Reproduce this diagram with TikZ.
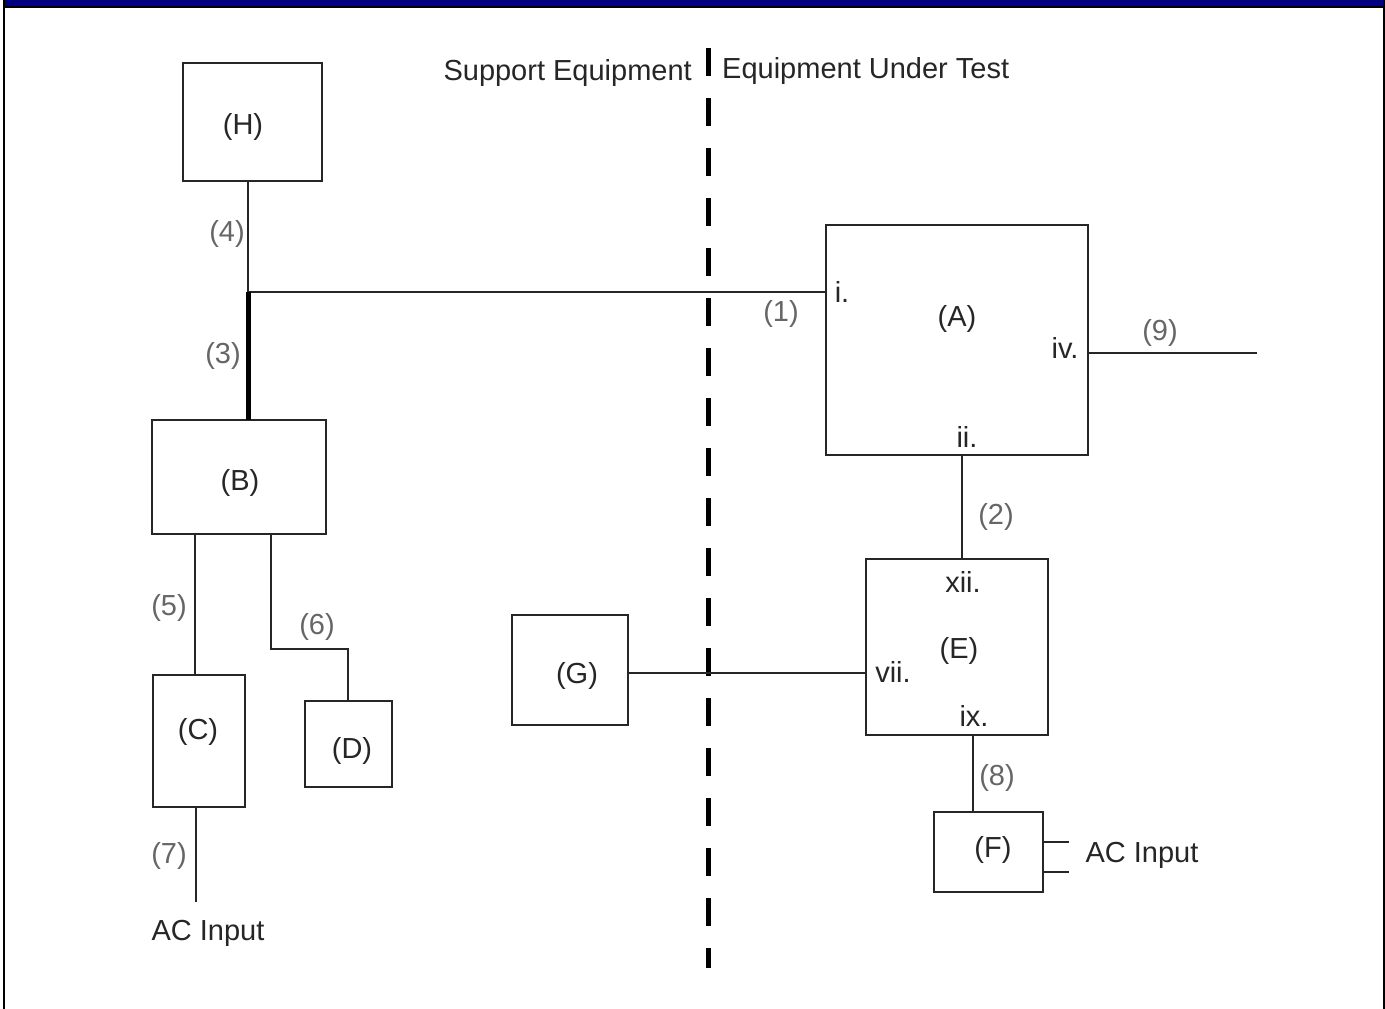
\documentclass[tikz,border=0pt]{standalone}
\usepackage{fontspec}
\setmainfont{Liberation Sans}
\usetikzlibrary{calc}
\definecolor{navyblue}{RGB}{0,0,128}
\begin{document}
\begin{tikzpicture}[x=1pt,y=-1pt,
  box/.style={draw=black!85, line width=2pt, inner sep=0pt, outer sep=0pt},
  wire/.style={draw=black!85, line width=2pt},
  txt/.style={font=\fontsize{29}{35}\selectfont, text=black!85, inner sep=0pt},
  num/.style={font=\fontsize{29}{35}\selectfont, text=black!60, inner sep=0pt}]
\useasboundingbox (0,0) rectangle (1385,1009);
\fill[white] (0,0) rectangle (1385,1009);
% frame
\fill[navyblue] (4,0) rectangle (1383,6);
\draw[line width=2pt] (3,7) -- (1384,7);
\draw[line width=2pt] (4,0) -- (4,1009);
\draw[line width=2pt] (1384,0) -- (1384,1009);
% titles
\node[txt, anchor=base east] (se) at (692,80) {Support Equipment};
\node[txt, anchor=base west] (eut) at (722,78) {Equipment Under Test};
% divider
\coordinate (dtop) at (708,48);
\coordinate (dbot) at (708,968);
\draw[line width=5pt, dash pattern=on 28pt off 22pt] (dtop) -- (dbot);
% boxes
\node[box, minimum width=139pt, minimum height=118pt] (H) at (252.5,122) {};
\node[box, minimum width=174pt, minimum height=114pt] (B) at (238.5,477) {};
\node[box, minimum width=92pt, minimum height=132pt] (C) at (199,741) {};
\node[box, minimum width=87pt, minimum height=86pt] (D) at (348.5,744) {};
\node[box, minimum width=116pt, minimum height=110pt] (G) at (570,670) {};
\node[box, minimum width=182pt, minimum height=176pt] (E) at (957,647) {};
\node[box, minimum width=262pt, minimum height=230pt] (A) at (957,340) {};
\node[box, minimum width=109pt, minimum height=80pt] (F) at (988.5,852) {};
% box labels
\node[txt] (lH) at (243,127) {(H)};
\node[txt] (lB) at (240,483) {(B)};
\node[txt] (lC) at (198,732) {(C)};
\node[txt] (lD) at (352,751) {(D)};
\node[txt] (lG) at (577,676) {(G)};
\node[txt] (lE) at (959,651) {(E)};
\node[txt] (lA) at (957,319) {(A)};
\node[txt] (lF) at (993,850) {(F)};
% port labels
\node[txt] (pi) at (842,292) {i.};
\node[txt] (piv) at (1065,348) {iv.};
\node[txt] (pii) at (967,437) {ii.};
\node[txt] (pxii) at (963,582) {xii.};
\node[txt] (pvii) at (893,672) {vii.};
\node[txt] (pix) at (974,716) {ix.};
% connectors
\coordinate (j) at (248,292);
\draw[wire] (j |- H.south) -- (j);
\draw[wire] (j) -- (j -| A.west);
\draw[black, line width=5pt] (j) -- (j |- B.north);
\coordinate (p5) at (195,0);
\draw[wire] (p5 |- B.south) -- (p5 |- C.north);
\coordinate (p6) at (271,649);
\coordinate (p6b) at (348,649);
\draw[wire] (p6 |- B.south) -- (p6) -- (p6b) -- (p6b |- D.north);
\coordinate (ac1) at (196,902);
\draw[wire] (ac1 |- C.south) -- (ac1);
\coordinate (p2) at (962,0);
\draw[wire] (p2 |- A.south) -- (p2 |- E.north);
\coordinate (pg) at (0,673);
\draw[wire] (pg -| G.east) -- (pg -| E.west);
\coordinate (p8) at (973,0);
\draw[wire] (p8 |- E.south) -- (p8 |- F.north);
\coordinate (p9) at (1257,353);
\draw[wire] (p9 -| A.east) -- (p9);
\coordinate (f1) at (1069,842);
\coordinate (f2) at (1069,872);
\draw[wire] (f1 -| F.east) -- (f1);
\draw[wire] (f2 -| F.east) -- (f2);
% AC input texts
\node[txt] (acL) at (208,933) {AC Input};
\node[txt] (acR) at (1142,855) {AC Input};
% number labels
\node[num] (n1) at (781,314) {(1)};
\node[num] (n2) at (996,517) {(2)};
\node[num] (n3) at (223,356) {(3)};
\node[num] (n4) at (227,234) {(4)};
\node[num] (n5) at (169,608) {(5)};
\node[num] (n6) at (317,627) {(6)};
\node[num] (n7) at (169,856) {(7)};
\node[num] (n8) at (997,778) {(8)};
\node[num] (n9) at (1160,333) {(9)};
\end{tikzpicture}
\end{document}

**Direction:**
Using the material above, return every line exactly as it appears, minus the pictures.

**The response:**
Reproduce this diagram with TikZ.
\documentclass[tikz,border=0pt]{standalone}
\usepackage{fontspec}
\setmainfont{Liberation Sans}
\usetikzlibrary{calc}
\definecolor{navyblue}{RGB}{0,0,128}
\begin{document}
\begin{tikzpicture}[x=1pt,y=-1pt,
  box/.style={draw=black!85, line width=2pt, inner sep=0pt, outer sep=0pt},
  wire/.style={draw=black!85, line width=2pt},
  txt/.style={font=\fontsize{29}{35}\selectfont, text=black!85, inner sep=0pt},
  num/.style={font=\fontsize{29}{35}\selectfont, text=black!60, inner sep=0pt}]
\useasboundingbox (0,0) rectangle (1385,1009);
\fill[white] (0,0) rectangle (1385,1009);
% frame
\fill[navyblue] (4,0) rectangle (1383,6);
\draw[line width=2pt] (3,7) -- (1384,7);
\draw[line width=2pt] (4,0) -- (4,1009);
\draw[line width=2pt] (1384,0) -- (1384,1009);
% titles
\node[txt, anchor=base east] (se) at (692,80) {Support Equipment};
\node[txt, anchor=base west] (eut) at (722,78) {Equipment Under Test};
% divider
\coordinate (dtop) at (708,48);
\coordinate (dbot) at (708,968);
\draw[line width=5pt, dash pattern=on 28pt off 22pt] (dtop) -- (dbot);
% boxes
\node[box, minimum width=139pt, minimum height=118pt] (H) at (252.5,122) {};
\node[box, minimum width=174pt, minimum height=114pt] (B) at (238.5,477) {};
\node[box, minimum width=92pt, minimum height=132pt] (C) at (199,741) {};
\node[box, minimum width=87pt, minimum height=86pt] (D) at (348.5,744) {};
\node[box, minimum width=116pt, minimum height=110pt] (G) at (570,670) {};
\node[box, minimum width=182pt, minimum height=176pt] (E) at (957,647) {};
\node[box, minimum width=262pt, minimum height=230pt] (A) at (957,340) {};
\node[box, minimum width=109pt, minimum height=80pt] (F) at (988.5,852) {};
% box labels
\node[txt] (lH) at (243,127) {(H)};
\node[txt] (lB) at (240,483) {(B)};
\node[txt] (lC) at (198,732) {(C)};
\node[txt] (lD) at (352,751) {(D)};
\node[txt] (lG) at (577,676) {(G)};
\node[txt] (lE) at (959,651) {(E)};
\node[txt] (lA) at (957,319) {(A)};
\node[txt] (lF) at (993,850) {(F)};
% port labels
\node[txt] (pi) at (842,292) {i.};
\node[txt] (piv) at (1065,348) {iv.};
\node[txt] (pii) at (967,437) {ii.};
\node[txt] (pxii) at (963,582) {xii.};
\node[txt] (pvii) at (893,672) {vii.};
\node[txt] (pix) at (974,716) {ix.};
% connectors
\coordinate (j) at (248,292);
\draw[wire] (j |- H.south) -- (j);
\draw[wire] (j) -- (j -| A.west);
\draw[black, line width=5pt] (j) -- (j |- B.north);
\coordinate (p5) at (195,0);
\draw[wire] (p5 |- B.south) -- (p5 |- C.north);
\coordinate (p6) at (271,649);
\coordinate (p6b) at (348,649);
\draw[wire] (p6 |- B.south) -- (p6) -- (p6b) -- (p6b |- D.north);
\coordinate (ac1) at (196,902);
\draw[wire] (ac1 |- C.south) -- (ac1);
\coordinate (p2) at (962,0);
\draw[wire] (p2 |- A.south) -- (p2 |- E.north);
\coordinate (pg) at (0,673);
\draw[wire] (pg -| G.east) -- (pg -| E.west);
\coordinate (p8) at (973,0);
\draw[wire] (p8 |- E.south) -- (p8 |- F.north);
\coordinate (p9) at (1257,353);
\draw[wire] (p9 -| A.east) -- (p9);
\coordinate (f1) at (1069,842);
\coordinate (f2) at (1069,872);
\draw[wire] (f1 -| F.east) -- (f1);
\draw[wire] (f2 -| F.east) -- (f2);
% AC input texts
\node[txt] (acL) at (208,933) {AC Input};
\node[txt] (acR) at (1142,855) {AC Input};
% number labels
\node[num] (n1) at (781,314) {(1)};
\node[num] (n2) at (996,517) {(2)};
\node[num] (n3) at (223,356) {(3)};
\node[num] (n4) at (227,234) {(4)};
\node[num] (n5) at (169,608) {(5)};
\node[num] (n6) at (317,627) {(6)};
\node[num] (n7) at (169,856) {(7)};
\node[num] (n8) at (997,778) {(8)};
\node[num] (n9) at (1160,333) {(9)};
\end{tikzpicture}
\end{document}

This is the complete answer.